With NAIDOC Week 2017 fast approaching, many communities are planning events to celebrate the history, culture and achievements of Aboriginal and Torres Strait Islander peoples.

Children from Goodstart Dapto are busy preparing for their performance at the local Koonawarra Community Centre on 6 July, where they have been invited to sing a song.

The NAIDOC Week celebrations will also include a welcome by a local elder, a smoking ceremony, native language songs, a Didgeridoo performance and a performance by the Illawarra Flame Tree Dancers, a barbeque, art workshop, and a range of other activities and games for children.

Goodstart assistant director Nicky Jefferson said the centre was very proud and fortunate that two of their educators identify as being Aboriginal.

“Tegan, an educator in our preschool room, is from the Bidhawal Nation, and Rebecca, an educator from our preschool rooms, is from the Yuin Nation. Both nations are south of us, further down the coast and we are on Dharawal land,” Ms Jefferson said.

“Children will be singing the kookaburra song on the day and we have already started practicing. They are all so excited about giving a performance in front of a big audience, it will be a very special experience for them to be part of such a unique celebration.

“Every year Goodstart looks forward to celebrating NAIDOC Week, it’s an important part of our cultural program at the centre,” she said.

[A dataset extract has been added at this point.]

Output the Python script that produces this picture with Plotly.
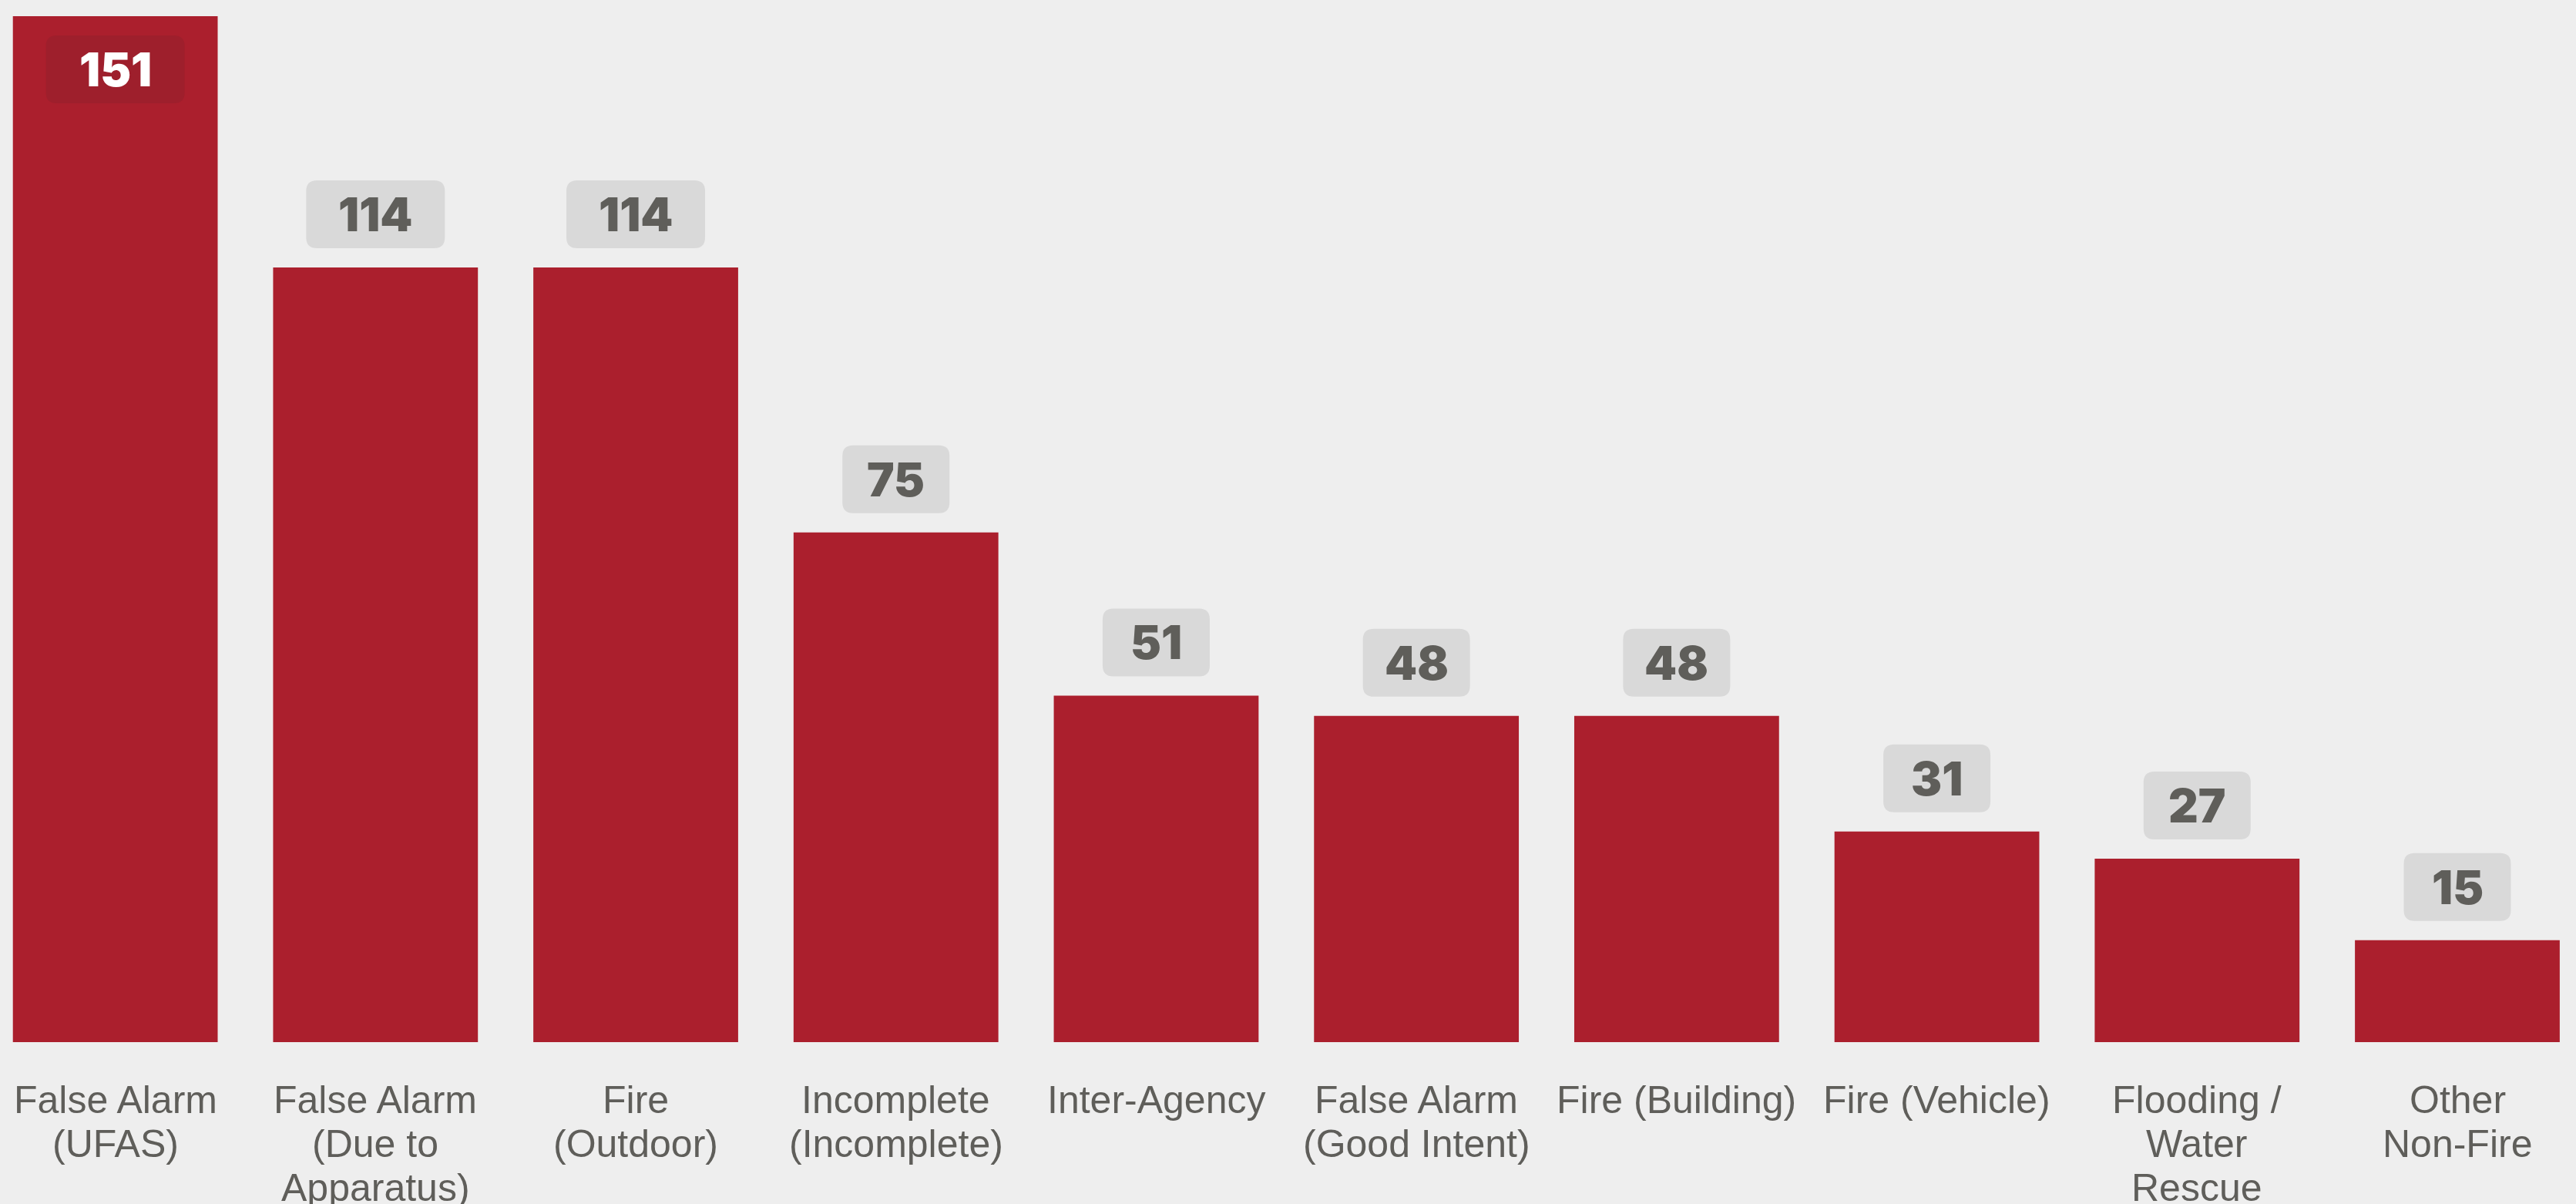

Leading up the event, children will also be making some kookaburra masks using traditional ochre paint, which is a crumbly to hard rock that was one of the most important painting materials used traditionally by Aboriginal people. Paints are made by grinding the source rock to a powder and then mixing it with water.

The NAIDOC Week 2017 theme aims to celebrate the essential role that Indigenous languages play in both cultural identity, linking people to their land and water, and in the transmission of Aboriginal and Torres Strait Islander history, spirituality and rites, through story and song.


The Kookaburra Song

By Aunty Joan Cooper from the Dharag nation, and Aunty Dawn Collins from the Gundungurra nation.

"Kunji unji unji
Kookaburra baimi
Kunji unji uniji unji uniji unji
Kunji unji uniji unji uniji unji"

Which translates to:
Kookaburra siting in the tree, looking down at us.
Kookaburra thinks we are funny and is laughing his head off.